-- Start Given material --
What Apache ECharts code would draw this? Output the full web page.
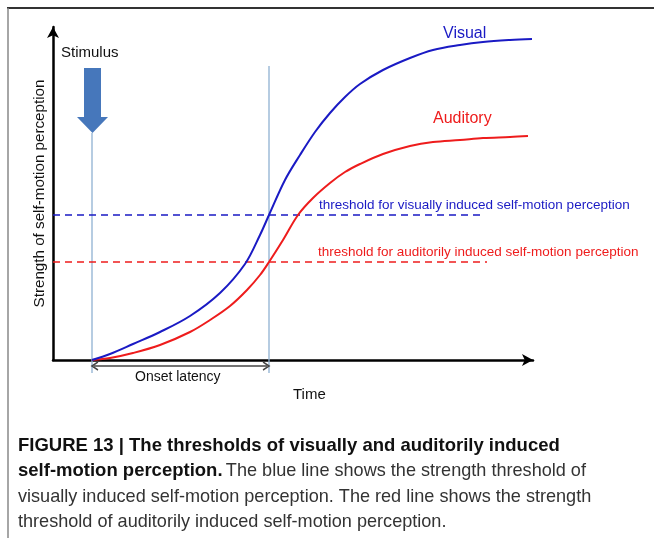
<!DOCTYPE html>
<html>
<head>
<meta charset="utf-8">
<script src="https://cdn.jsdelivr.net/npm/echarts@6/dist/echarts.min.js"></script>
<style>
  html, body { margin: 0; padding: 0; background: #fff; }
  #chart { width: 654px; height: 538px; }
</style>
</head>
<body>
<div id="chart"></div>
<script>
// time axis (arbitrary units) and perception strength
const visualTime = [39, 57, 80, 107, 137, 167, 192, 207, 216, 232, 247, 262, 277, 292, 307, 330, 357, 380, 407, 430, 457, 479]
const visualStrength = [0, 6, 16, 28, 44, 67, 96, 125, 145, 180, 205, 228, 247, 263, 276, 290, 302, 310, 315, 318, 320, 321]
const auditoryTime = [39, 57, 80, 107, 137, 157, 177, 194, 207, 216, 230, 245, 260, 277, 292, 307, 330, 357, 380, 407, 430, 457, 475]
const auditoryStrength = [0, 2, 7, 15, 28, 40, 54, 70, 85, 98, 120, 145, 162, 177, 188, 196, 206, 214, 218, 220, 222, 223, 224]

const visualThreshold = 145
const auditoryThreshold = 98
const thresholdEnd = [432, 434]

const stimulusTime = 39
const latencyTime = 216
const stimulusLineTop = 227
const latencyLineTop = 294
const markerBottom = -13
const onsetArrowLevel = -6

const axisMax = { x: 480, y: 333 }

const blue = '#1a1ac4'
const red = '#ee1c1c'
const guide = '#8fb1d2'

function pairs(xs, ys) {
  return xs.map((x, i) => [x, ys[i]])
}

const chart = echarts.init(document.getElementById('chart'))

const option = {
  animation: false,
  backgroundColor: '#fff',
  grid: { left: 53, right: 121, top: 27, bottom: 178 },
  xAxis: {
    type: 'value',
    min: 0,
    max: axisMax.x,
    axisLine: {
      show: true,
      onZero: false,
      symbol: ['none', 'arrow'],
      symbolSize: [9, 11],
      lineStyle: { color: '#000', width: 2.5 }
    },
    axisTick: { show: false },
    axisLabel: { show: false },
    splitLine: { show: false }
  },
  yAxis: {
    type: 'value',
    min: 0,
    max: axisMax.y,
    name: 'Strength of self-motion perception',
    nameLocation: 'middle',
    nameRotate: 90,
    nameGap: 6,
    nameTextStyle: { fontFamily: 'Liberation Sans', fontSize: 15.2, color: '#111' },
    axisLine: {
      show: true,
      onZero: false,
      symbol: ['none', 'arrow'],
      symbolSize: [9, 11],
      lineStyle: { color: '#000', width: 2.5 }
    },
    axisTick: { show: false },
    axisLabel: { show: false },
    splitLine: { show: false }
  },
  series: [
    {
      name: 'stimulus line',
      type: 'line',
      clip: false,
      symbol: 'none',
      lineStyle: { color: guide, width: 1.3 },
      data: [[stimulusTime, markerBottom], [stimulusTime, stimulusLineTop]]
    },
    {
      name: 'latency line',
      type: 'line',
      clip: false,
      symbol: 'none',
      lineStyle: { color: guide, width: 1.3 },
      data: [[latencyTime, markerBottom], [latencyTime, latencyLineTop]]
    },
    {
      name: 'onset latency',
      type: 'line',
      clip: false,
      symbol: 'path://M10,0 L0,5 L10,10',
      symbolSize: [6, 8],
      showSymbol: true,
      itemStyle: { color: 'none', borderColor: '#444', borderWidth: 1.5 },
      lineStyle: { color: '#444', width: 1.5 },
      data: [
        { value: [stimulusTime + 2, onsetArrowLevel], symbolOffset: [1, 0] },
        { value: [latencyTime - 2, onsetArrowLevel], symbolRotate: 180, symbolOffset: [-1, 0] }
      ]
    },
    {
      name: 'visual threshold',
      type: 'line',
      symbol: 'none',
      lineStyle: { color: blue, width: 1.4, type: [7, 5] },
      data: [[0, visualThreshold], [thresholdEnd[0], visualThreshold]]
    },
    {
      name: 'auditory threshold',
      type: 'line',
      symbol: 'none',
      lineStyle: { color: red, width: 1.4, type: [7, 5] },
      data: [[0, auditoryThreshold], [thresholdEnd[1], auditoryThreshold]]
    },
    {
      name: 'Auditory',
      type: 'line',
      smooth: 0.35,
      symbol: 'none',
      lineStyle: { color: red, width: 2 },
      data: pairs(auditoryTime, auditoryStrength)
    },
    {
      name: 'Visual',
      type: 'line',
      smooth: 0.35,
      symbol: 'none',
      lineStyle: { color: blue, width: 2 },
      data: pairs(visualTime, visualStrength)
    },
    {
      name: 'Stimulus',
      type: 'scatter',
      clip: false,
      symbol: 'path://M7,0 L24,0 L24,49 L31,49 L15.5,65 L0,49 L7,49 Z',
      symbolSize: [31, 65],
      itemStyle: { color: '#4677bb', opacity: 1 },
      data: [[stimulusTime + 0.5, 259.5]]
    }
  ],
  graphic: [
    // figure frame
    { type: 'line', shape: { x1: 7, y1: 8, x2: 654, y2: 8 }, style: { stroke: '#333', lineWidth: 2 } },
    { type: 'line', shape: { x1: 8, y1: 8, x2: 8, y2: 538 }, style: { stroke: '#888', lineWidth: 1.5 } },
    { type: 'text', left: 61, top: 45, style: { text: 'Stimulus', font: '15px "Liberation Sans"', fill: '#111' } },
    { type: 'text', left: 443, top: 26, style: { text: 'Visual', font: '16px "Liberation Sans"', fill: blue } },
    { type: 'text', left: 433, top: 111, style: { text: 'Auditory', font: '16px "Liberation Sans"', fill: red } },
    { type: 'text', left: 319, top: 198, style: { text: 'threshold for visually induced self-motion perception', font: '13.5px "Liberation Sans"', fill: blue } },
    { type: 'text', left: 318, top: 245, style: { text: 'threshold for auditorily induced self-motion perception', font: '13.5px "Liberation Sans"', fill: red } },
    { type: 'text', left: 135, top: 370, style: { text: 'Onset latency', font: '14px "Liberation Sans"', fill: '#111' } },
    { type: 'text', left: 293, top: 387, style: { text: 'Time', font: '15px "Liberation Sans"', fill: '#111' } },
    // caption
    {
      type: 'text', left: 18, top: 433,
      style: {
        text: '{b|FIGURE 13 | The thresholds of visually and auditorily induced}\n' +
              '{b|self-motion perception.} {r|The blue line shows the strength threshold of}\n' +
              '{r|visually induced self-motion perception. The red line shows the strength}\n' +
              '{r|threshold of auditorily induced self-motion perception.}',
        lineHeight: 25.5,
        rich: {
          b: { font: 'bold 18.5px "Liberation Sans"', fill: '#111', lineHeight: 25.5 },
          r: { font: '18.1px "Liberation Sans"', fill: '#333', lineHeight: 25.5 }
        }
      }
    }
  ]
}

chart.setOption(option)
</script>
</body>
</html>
-- End Given material --
Aim: Leave out the pictures. Transcribe only the lines above, from the first through the one that contains "const chart = echarts.init(document.getElementById('chart'))".

Result for this exercise:
What Apache ECharts code would draw this? Output the full web page.
<!DOCTYPE html>
<html>
<head>
<meta charset="utf-8">
<script src="https://cdn.jsdelivr.net/npm/echarts@6/dist/echarts.min.js"></script>
<style>
  html, body { margin: 0; padding: 0; background: #fff; }
  #chart { width: 654px; height: 538px; }
</style>
</head>
<body>
<div id="chart"></div>
<script>
// time axis (arbitrary units) and perception strength
const visualTime = [39, 57, 80, 107, 137, 167, 192, 207, 216, 232, 247, 262, 277, 292, 307, 330, 357, 380, 407, 430, 457, 479]
const visualStrength = [0, 6, 16, 28, 44, 67, 96, 125, 145, 180, 205, 228, 247, 263, 276, 290, 302, 310, 315, 318, 320, 321]
const auditoryTime = [39, 57, 80, 107, 137, 157, 177, 194, 207, 216, 230, 245, 260, 277, 292, 307, 330, 357, 380, 407, 430, 457, 475]
const auditoryStrength = [0, 2, 7, 15, 28, 40, 54, 70, 85, 98, 120, 145, 162, 177, 188, 196, 206, 214, 218, 220, 222, 223, 224]

const visualThreshold = 145
const auditoryThreshold = 98
const thresholdEnd = [432, 434]

const stimulusTime = 39
const latencyTime = 216
const stimulusLineTop = 227
const latencyLineTop = 294
const markerBottom = -13
const onsetArrowLevel = -6

const axisMax = { x: 480, y: 333 }

const blue = '#1a1ac4'
const red = '#ee1c1c'
const guide = '#8fb1d2'

function pairs(xs, ys) {
  return xs.map((x, i) => [x, ys[i]])
}

const chart = echarts.init(document.getElementById('chart'))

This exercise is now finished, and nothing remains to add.